> **Task prompt**:
Every line below should be copied exactly; drop the pictures.

============================================================

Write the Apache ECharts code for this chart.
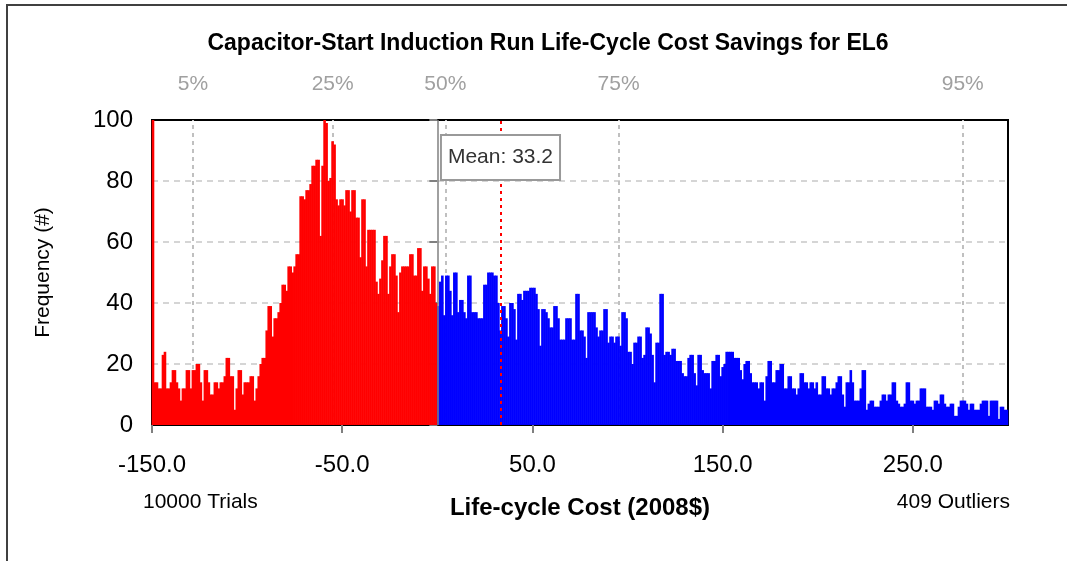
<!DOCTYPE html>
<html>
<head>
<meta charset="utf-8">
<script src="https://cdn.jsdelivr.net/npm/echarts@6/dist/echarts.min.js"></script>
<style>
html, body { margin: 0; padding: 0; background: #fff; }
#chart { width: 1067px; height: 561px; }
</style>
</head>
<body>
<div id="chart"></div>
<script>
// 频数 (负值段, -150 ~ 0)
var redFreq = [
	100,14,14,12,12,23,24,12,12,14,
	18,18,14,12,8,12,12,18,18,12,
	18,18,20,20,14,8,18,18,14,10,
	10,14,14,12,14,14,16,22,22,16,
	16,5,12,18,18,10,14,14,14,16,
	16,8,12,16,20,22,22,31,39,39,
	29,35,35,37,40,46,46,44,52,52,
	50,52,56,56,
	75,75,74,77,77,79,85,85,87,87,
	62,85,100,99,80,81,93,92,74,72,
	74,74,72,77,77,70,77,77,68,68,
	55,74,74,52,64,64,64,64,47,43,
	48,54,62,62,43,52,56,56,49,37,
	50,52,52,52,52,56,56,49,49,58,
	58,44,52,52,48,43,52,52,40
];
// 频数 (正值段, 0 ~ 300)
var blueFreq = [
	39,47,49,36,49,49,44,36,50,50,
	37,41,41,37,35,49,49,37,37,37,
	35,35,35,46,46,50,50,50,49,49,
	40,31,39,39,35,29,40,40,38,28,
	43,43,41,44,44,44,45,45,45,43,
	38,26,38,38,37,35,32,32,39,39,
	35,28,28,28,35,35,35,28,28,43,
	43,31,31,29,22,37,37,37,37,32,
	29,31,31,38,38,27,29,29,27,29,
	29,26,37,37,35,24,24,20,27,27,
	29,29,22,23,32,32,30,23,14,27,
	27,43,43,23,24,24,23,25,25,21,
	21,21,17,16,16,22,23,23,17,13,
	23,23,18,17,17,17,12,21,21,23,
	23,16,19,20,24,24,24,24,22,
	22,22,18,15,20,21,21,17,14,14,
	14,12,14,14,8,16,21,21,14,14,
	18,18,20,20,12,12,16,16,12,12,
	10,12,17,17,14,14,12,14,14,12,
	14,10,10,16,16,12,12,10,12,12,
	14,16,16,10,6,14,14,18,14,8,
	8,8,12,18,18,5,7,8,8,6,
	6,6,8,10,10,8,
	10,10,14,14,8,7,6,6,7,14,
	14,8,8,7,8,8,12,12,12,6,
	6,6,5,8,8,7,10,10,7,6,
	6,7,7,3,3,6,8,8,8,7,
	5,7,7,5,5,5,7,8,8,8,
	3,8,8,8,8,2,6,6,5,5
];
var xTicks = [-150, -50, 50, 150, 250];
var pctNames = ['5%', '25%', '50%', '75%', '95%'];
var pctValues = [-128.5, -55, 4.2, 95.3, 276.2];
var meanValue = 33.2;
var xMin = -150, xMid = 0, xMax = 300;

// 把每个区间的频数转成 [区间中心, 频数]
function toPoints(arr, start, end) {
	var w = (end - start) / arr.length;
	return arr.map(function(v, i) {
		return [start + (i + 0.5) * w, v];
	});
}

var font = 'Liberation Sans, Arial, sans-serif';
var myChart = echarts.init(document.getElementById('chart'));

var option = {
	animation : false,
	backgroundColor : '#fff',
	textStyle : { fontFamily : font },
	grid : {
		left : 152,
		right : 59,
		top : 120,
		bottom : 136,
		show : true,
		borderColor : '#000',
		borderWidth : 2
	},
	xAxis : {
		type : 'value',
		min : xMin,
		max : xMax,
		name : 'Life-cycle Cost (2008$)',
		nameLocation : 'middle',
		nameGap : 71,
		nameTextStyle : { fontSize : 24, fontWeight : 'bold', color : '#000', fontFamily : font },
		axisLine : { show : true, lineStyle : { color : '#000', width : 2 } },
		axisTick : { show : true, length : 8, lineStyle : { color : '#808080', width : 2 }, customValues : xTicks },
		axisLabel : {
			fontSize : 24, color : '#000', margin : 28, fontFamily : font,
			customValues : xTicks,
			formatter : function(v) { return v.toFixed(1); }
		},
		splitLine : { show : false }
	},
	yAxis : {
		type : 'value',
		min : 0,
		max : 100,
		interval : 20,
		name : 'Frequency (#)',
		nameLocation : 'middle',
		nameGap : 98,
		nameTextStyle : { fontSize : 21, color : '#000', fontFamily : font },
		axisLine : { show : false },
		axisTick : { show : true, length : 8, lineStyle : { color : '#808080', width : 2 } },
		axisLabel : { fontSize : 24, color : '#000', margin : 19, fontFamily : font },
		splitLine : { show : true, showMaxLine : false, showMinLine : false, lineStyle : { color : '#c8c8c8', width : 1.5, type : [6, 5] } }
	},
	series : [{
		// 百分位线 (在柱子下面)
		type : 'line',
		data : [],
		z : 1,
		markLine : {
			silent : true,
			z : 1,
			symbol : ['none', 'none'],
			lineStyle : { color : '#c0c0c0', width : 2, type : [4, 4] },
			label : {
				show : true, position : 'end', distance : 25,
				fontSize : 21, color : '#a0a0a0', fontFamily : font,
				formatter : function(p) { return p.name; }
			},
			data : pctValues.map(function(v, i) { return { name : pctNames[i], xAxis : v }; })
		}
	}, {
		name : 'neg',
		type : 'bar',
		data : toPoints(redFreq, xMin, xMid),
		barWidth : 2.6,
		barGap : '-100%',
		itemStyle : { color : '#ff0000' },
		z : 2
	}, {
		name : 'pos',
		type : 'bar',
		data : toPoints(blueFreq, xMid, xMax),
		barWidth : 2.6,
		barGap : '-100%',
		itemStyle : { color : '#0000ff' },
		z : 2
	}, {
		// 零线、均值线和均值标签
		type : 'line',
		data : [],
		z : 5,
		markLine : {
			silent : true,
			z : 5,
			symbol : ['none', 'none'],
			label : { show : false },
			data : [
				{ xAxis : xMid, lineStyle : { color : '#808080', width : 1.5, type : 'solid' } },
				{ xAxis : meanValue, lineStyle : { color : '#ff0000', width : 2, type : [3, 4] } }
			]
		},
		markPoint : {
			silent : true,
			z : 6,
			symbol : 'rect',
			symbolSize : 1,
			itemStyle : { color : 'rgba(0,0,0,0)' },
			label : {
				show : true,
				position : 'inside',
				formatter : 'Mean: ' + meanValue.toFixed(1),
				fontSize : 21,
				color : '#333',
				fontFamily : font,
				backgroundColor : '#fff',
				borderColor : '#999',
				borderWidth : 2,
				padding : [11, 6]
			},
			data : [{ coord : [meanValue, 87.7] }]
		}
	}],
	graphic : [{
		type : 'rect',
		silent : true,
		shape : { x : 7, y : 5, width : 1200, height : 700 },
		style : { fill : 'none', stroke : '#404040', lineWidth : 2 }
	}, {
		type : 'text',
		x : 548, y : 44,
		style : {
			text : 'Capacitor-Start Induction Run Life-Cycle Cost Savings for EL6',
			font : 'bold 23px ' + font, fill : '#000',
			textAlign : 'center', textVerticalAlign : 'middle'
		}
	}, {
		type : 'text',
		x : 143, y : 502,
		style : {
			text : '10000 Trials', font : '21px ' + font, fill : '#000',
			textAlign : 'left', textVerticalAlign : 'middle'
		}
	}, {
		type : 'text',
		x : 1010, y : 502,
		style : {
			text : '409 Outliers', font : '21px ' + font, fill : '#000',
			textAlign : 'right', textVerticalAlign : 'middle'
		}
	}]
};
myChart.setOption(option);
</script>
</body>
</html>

============================================================

> **Answer for this exercise**:
Write the Apache ECharts code for this chart.
<!DOCTYPE html>
<html>
<head>
<meta charset="utf-8">
<script src="https://cdn.jsdelivr.net/npm/echarts@6/dist/echarts.min.js"></script>
<style>
html, body { margin: 0; padding: 0; background: #fff; }
#chart { width: 1067px; height: 561px; }
</style>
</head>
<body>
<div id="chart"></div>
<script>
// 频数 (负值段, -150 ~ 0)
var redFreq = [
	100,14,14,12,12,23,24,12,12,14,
	18,18,14,12,8,12,12,18,18,12,
	18,18,20,20,14,8,18,18,14,10,
	10,14,14,12,14,14,16,22,22,16,
	16,5,12,18,18,10,14,14,14,16,
	16,8,12,16,20,22,22,31,39,39,
	29,35,35,37,40,46,46,44,52,52,
	50,52,56,56,
	75,75,74,77,77,79,85,85,87,87,
	62,85,100,99,80,81,93,92,74,72,
	74,74,72,77,77,70,77,77,68,68,
	55,74,74,52,64,64,64,64,47,43,
	48,54,62,62,43,52,56,56,49,37,
	50,52,52,52,52,56,56,49,49,58,
	58,44,52,52,48,43,52,52,40
];
// 频数 (正值段, 0 ~ 300)
var blueFreq = [
	39,47,49,36,49,49,44,36,50,50,
	37,41,41,37,35,49,49,37,37,37,
	35,35,35,46,46,50,50,50,49,49,
	40,31,39,39,35,29,40,40,38,28,
	43,43,41,44,44,44,45,45,45,43,
	38,26,38,38,37,35,32,32,39,39,
	35,28,28,28,35,35,35,28,28,43,
	43,31,31,29,22,37,37,37,37,32,
	29,31,31,38,38,27,29,29,27,29,
	29,26,37,37,35,24,24,20,27,27,
	29,29,22,23,32,32,30,23,14,27,
	27,43,43,23,24,24,23,25,25,21,
	21,21,17,16,16,22,23,23,17,13,
	23,23,18,17,17,17,12,21,21,23,
	23,16,19,20,24,24,24,24,22,
	22,22,18,15,20,21,21,17,14,14,
	14,12,14,14,8,16,21,21,14,14,
	18,18,20,20,12,12,16,16,12,12,
	10,12,17,17,14,14,12,14,14,12,
	14,10,10,16,16,12,12,10,12,12,
	14,16,16,10,6,14,14,18,14,8,
	8,8,12,18,18,5,7,8,8,6,
	6,6,8,10,10,8,
	10,10,14,14,8,7,6,6,7,14,
	14,8,8,7,8,8,12,12,12,6,
	6,6,5,8,8,7,10,10,7,6,
	6,7,7,3,3,6,8,8,8,7,
	5,7,7,5,5,5,7,8,8,8,
	3,8,8,8,8,2,6,6,5,5
];
var xTicks = [-150, -50, 50, 150, 250];
var pctNames = ['5%', '25%', '50%', '75%', '95%'];
var pctValues = [-128.5, -55, 4.2, 95.3, 276.2];
var meanValue = 33.2;
var xMin = -150, xMid = 0, xMax = 300;

// 把每个区间的频数转成 [区间中心, 频数]
function toPoints(arr, start, end) {
	var w = (end - start) / arr.length;
	return arr.map(function(v, i) {
		return [start + (i + 0.5) * w, v];
	});
}

var font = 'Liberation Sans, Arial, sans-serif';
var myChart = echarts.init(document.getElementById('chart'));

var option = {
	animation : false,
	backgroundColor : '#fff',
	textStyle : { fontFamily : font },
	grid : {
		left : 152,
		right : 59,
		top : 120,
		bottom : 136,
		show : true,
		borderColor : '#000',
		borderWidth : 2
	},
	xAxis : {
		type : 'value',
		min : xMin,
		max : xMax,
		name : 'Life-cycle Cost (2008$)',
		nameLocation : 'middle',
		nameGap : 71,
		nameTextStyle : { fontSize : 24, fontWeight : 'bold', color : '#000', fontFamily : font },
		axisLine : { show : true, lineStyle : { color : '#000', width : 2 } },
		axisTick : { show : true, length : 8, lineStyle : { color : '#808080', width : 2 }, customValues : xTicks },
		axisLabel : {
			fontSize : 24, color : '#000', margin : 28, fontFamily : font,
			customValues : xTicks,
			formatter : function(v) { return v.toFixed(1); }
		},
		splitLine : { show : false }
	},
	yAxis : {
		type : 'value',
		min : 0,
		max : 100,
		interval : 20,
		name : 'Frequency (#)',
		nameLocation : 'middle',
		nameGap : 98,
		nameTextStyle : { fontSize : 21, color : '#000', fontFamily : font },
		axisLine : { show : false },
		axisTick : { show : true, length : 8, lineStyle : { color : '#808080', width : 2 } },
		axisLabel : { fontSize : 24, color : '#000', margin : 19, fontFamily : font },
		splitLine : { show : true, showMaxLine : false, showMinLine : false, lineStyle : { color : '#c8c8c8', width : 1.5, type : [6, 5] } }
	},
	series : [{
		// 百分位线 (在柱子下面)
		type : 'line',
		data : [],
		z : 1,
		markLine : {
			silent : true,
			z : 1,
			symbol : ['none', 'none'],
			lineStyle : { color : '#c0c0c0', width : 2, type : [4, 4] },
			label : {
				show : true, position : 'end', distance : 25,
				fontSize : 21, color : '#a0a0a0', fontFamily : font,
				formatter : function(p) { return p.name; }
			},
			data : pctValues.map(function(v, i) { return { name : pctNames[i], xAxis : v }; })
		}
	}, {
		name : 'neg',
		type : 'bar',
		data : toPoints(redFreq, xMin, xMid),
		barWidth : 2.6,
		barGap : '-100%',
		itemStyle : { color : '#ff0000' },
		z : 2
	}, {
		name : 'pos',
		type : 'bar',
		data : toPoints(blueFreq, xMid, xMax),
		barWidth : 2.6,
		barGap : '-100%',
		itemStyle : { color : '#0000ff' },
		z : 2
	}, {
		// 零线、均值线和均值标签
		type : 'line',
		data : [],
		z : 5,
		markLine : {
			silent : true,
			z : 5,
			symbol : ['none', 'none'],
			label : { show : false },
			data : [
				{ xAxis : xMid, lineStyle : { color : '#808080', width : 1.5, type : 'solid' } },
				{ xAxis : meanValue, lineStyle : { color : '#ff0000', width : 2, type : [3, 4] } }
			]
		},
		markPoint : {
			silent : true,
			z : 6,
			symbol : 'rect',
			symbolSize : 1,
			itemStyle : { color : 'rgba(0,0,0,0)' },
			label : {
				show : true,
				position : 'inside',
				formatter : 'Mean: ' + meanValue.toFixed(1),
				fontSize : 21,
				color : '#333',
				fontFamily : font,
				backgroundColor : '#fff',
				borderColor : '#999',
				borderWidth : 2,
				padding : [11, 6]
			},
			data : [{ coord : [meanValue, 87.7] }]
		}
	}],
	graphic : [{
		type : 'rect',
		silent : true,
		shape : { x : 7, y : 5, width : 1200, height : 700 },
		style : { fill : 'none', stroke : '#404040', lineWidth : 2 }
	}, {
		type : 'text',
		x : 548, y : 44,
		style : {
			text : 'Capacitor-Start Induction Run Life-Cycle Cost Savings for EL6',
			font : 'bold 23px ' + font, fill : '#000',
			textAlign : 'center', textVerticalAlign : 'middle'
		}
	}, {
		type : 'text',
		x : 143, y : 502,
		style : {
			text : '10000 Trials', font : '21px ' + font, fill : '#000',
			textAlign : 'left', textVerticalAlign : 'middle'
		}
	}, {
		type : 'text',
		x : 1010, y : 502,
		style : {
			text : '409 Outliers', font : '21px ' + font, fill : '#000',
			textAlign : 'right', textVerticalAlign : 'middle'
		}
	}]
};
myChart.setOption(option);
</script>
</body>
</html>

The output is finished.